_INSTRUCTION_
Write out the whole listing exactly as it stands.

_DATA SEGMENT_
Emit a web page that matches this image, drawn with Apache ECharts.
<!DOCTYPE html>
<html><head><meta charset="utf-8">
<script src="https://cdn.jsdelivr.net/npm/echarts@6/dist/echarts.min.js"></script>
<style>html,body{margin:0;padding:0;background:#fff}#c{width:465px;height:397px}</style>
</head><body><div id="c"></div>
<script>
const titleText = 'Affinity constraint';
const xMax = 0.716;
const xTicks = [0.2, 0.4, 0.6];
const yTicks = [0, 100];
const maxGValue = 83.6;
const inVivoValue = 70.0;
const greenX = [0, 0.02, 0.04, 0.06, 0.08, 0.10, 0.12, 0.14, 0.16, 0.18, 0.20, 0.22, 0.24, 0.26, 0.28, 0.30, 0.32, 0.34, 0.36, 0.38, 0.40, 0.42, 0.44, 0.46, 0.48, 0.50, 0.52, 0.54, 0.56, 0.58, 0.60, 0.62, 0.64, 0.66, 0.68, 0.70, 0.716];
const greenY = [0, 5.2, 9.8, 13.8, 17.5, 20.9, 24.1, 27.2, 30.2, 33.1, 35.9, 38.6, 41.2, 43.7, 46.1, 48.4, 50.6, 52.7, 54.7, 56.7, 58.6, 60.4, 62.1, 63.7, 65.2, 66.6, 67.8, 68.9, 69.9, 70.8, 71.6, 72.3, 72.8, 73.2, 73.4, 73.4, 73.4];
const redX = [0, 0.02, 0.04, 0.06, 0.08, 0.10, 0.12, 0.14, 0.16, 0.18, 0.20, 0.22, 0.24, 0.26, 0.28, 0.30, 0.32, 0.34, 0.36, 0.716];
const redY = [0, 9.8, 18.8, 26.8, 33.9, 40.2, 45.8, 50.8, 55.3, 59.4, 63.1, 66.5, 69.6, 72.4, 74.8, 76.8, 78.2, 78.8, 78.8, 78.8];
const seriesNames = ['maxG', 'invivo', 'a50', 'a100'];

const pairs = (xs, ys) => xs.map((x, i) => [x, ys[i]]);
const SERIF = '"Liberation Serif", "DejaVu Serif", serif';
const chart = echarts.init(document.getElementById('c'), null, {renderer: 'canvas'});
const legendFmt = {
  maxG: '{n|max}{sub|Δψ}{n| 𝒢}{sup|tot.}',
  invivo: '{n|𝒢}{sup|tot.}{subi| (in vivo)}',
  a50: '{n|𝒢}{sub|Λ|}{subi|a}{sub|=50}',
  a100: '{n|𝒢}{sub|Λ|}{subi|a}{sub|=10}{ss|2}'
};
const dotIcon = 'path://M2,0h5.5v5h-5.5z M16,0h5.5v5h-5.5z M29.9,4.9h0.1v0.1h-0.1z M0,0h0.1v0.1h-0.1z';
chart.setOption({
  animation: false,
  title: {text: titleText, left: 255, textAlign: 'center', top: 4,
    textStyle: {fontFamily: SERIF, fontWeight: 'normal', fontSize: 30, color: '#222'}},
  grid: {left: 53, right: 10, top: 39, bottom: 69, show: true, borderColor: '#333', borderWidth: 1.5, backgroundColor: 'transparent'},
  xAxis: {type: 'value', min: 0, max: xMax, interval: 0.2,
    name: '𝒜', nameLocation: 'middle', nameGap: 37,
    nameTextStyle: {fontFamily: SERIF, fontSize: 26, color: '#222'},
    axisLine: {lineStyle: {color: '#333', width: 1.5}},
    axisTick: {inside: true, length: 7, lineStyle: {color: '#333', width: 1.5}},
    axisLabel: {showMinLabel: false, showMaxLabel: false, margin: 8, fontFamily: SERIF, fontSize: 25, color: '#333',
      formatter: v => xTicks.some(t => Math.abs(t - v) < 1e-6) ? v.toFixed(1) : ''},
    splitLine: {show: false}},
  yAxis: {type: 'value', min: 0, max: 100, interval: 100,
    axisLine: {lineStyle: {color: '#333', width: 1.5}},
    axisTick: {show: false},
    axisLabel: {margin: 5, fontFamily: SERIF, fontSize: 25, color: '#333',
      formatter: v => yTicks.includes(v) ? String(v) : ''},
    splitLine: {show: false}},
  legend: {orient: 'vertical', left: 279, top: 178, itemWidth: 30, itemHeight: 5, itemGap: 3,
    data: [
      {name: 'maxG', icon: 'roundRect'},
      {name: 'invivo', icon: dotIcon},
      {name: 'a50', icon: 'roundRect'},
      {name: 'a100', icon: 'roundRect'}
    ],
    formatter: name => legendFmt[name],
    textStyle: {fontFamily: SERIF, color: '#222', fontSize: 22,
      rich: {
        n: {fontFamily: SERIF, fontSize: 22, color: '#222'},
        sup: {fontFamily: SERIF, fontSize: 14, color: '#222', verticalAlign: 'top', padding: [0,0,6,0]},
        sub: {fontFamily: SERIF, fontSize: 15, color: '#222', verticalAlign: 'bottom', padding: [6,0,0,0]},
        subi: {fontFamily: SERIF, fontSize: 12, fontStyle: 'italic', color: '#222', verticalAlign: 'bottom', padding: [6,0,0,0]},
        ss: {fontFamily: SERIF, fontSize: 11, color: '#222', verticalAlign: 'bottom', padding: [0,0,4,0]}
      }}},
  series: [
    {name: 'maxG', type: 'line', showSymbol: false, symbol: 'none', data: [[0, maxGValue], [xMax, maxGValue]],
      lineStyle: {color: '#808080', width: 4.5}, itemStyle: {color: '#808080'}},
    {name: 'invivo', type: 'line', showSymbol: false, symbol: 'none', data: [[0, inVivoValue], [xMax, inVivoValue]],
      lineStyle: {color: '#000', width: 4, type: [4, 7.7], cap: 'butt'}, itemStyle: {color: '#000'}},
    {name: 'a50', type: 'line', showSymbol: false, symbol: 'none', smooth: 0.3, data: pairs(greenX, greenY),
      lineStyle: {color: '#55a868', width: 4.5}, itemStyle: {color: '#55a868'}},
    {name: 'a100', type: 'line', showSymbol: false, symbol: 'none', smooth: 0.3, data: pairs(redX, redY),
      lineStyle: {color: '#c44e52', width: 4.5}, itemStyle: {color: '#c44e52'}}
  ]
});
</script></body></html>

_ANSWER TO THE EXERCISE_
Emit a web page that matches this image, drawn with Apache ECharts.
<!DOCTYPE html>
<html><head><meta charset="utf-8">
<script src="https://cdn.jsdelivr.net/npm/echarts@6/dist/echarts.min.js"></script>
<style>html,body{margin:0;padding:0;background:#fff}#c{width:465px;height:397px}</style>
</head><body><div id="c"></div>
<script>
const titleText = 'Affinity constraint';
const xMax = 0.716;
const xTicks = [0.2, 0.4, 0.6];
const yTicks = [0, 100];
const maxGValue = 83.6;
const inVivoValue = 70.0;
const greenX = [0, 0.02, 0.04, 0.06, 0.08, 0.10, 0.12, 0.14, 0.16, 0.18, 0.20, 0.22, 0.24, 0.26, 0.28, 0.30, 0.32, 0.34, 0.36, 0.38, 0.40, 0.42, 0.44, 0.46, 0.48, 0.50, 0.52, 0.54, 0.56, 0.58, 0.60, 0.62, 0.64, 0.66, 0.68, 0.70, 0.716];
const greenY = [0, 5.2, 9.8, 13.8, 17.5, 20.9, 24.1, 27.2, 30.2, 33.1, 35.9, 38.6, 41.2, 43.7, 46.1, 48.4, 50.6, 52.7, 54.7, 56.7, 58.6, 60.4, 62.1, 63.7, 65.2, 66.6, 67.8, 68.9, 69.9, 70.8, 71.6, 72.3, 72.8, 73.2, 73.4, 73.4, 73.4];
const redX = [0, 0.02, 0.04, 0.06, 0.08, 0.10, 0.12, 0.14, 0.16, 0.18, 0.20, 0.22, 0.24, 0.26, 0.28, 0.30, 0.32, 0.34, 0.36, 0.716];
const redY = [0, 9.8, 18.8, 26.8, 33.9, 40.2, 45.8, 50.8, 55.3, 59.4, 63.1, 66.5, 69.6, 72.4, 74.8, 76.8, 78.2, 78.8, 78.8, 78.8];
const seriesNames = ['maxG', 'invivo', 'a50', 'a100'];

const pairs = (xs, ys) => xs.map((x, i) => [x, ys[i]]);
const SERIF = '"Liberation Serif", "DejaVu Serif", serif';
const chart = echarts.init(document.getElementById('c'), null, {renderer: 'canvas'});
const legendFmt = {
  maxG: '{n|max}{sub|Δψ}{n| 𝒢}{sup|tot.}',
  invivo: '{n|𝒢}{sup|tot.}{subi| (in vivo)}',
  a50: '{n|𝒢}{sub|Λ|}{subi|a}{sub|=50}',
  a100: '{n|𝒢}{sub|Λ|}{subi|a}{sub|=10}{ss|2}'
};
const dotIcon = 'path://M2,0h5.5v5h-5.5z M16,0h5.5v5h-5.5z M29.9,4.9h0.1v0.1h-0.1z M0,0h0.1v0.1h-0.1z';
chart.setOption({
  animation: false,
  title: {text: titleText, left: 255, textAlign: 'center', top: 4,
    textStyle: {fontFamily: SERIF, fontWeight: 'normal', fontSize: 30, color: '#222'}},
  grid: {left: 53, right: 10, top: 39, bottom: 69, show: true, borderColor: '#333', borderWidth: 1.5, backgroundColor: 'transparent'},
  xAxis: {type: 'value', min: 0, max: xMax, interval: 0.2,
    name: '𝒜', nameLocation: 'middle', nameGap: 37,
    nameTextStyle: {fontFamily: SERIF, fontSize: 26, color: '#222'},
    axisLine: {lineStyle: {color: '#333', width: 1.5}},
    axisTick: {inside: true, length: 7, lineStyle: {color: '#333', width: 1.5}},
    axisLabel: {showMinLabel: false, showMaxLabel: false, margin: 8, fontFamily: SERIF, fontSize: 25, color: '#333',
      formatter: v => xTicks.some(t => Math.abs(t - v) < 1e-6) ? v.toFixed(1) : ''},
    splitLine: {show: false}},
  yAxis: {type: 'value', min: 0, max: 100, interval: 100,
    axisLine: {lineStyle: {color: '#333', width: 1.5}},
    axisTick: {show: false},
    axisLabel: {margin: 5, fontFamily: SERIF, fontSize: 25, color: '#333',
      formatter: v => yTicks.includes(v) ? String(v) : ''},
    splitLine: {show: false}},
  legend: {orient: 'vertical', left: 279, top: 178, itemWidth: 30, itemHeight: 5, itemGap: 3,
    data: [
      {name: 'maxG', icon: 'roundRect'},
      {name: 'invivo', icon: dotIcon},
      {name: 'a50', icon: 'roundRect'},
      {name: 'a100', icon: 'roundRect'}
    ],
    formatter: name => legendFmt[name],
    textStyle: {fontFamily: SERIF, color: '#222', fontSize: 22,
      rich: {
        n: {fontFamily: SERIF, fontSize: 22, color: '#222'},
        sup: {fontFamily: SERIF, fontSize: 14, color: '#222', verticalAlign: 'top', padding: [0,0,6,0]},
        sub: {fontFamily: SERIF, fontSize: 15, color: '#222', verticalAlign: 'bottom', padding: [6,0,0,0]},
        subi: {fontFamily: SERIF, fontSize: 12, fontStyle: 'italic', color: '#222', verticalAlign: 'bottom', padding: [6,0,0,0]},
        ss: {fontFamily: SERIF, fontSize: 11, color: '#222', verticalAlign: 'bottom', padding: [0,0,4,0]}
      }}},
  series: [
    {name: 'maxG', type: 'line', showSymbol: false, symbol: 'none', data: [[0, maxGValue], [xMax, maxGValue]],
      lineStyle: {color: '#808080', width: 4.5}, itemStyle: {color: '#808080'}},
    {name: 'invivo', type: 'line', showSymbol: false, symbol: 'none', data: [[0, inVivoValue], [xMax, inVivoValue]],
      lineStyle: {color: '#000', width: 4, type: [4, 7.7], cap: 'butt'}, itemStyle: {color: '#000'}},
    {name: 'a50', type: 'line', showSymbol: false, symbol: 'none', smooth: 0.3, data: pairs(greenX, greenY),
      lineStyle: {color: '#55a868', width: 4.5}, itemStyle: {color: '#55a868'}},
    {name: 'a100', type: 'line', showSymbol: false, symbol: 'none', smooth: 0.3, data: pairs(redX, redY),
      lineStyle: {color: '#c44e52', width: 4.5}, itemStyle: {color: '#c44e52'}}
  ]
});
</script></body></html>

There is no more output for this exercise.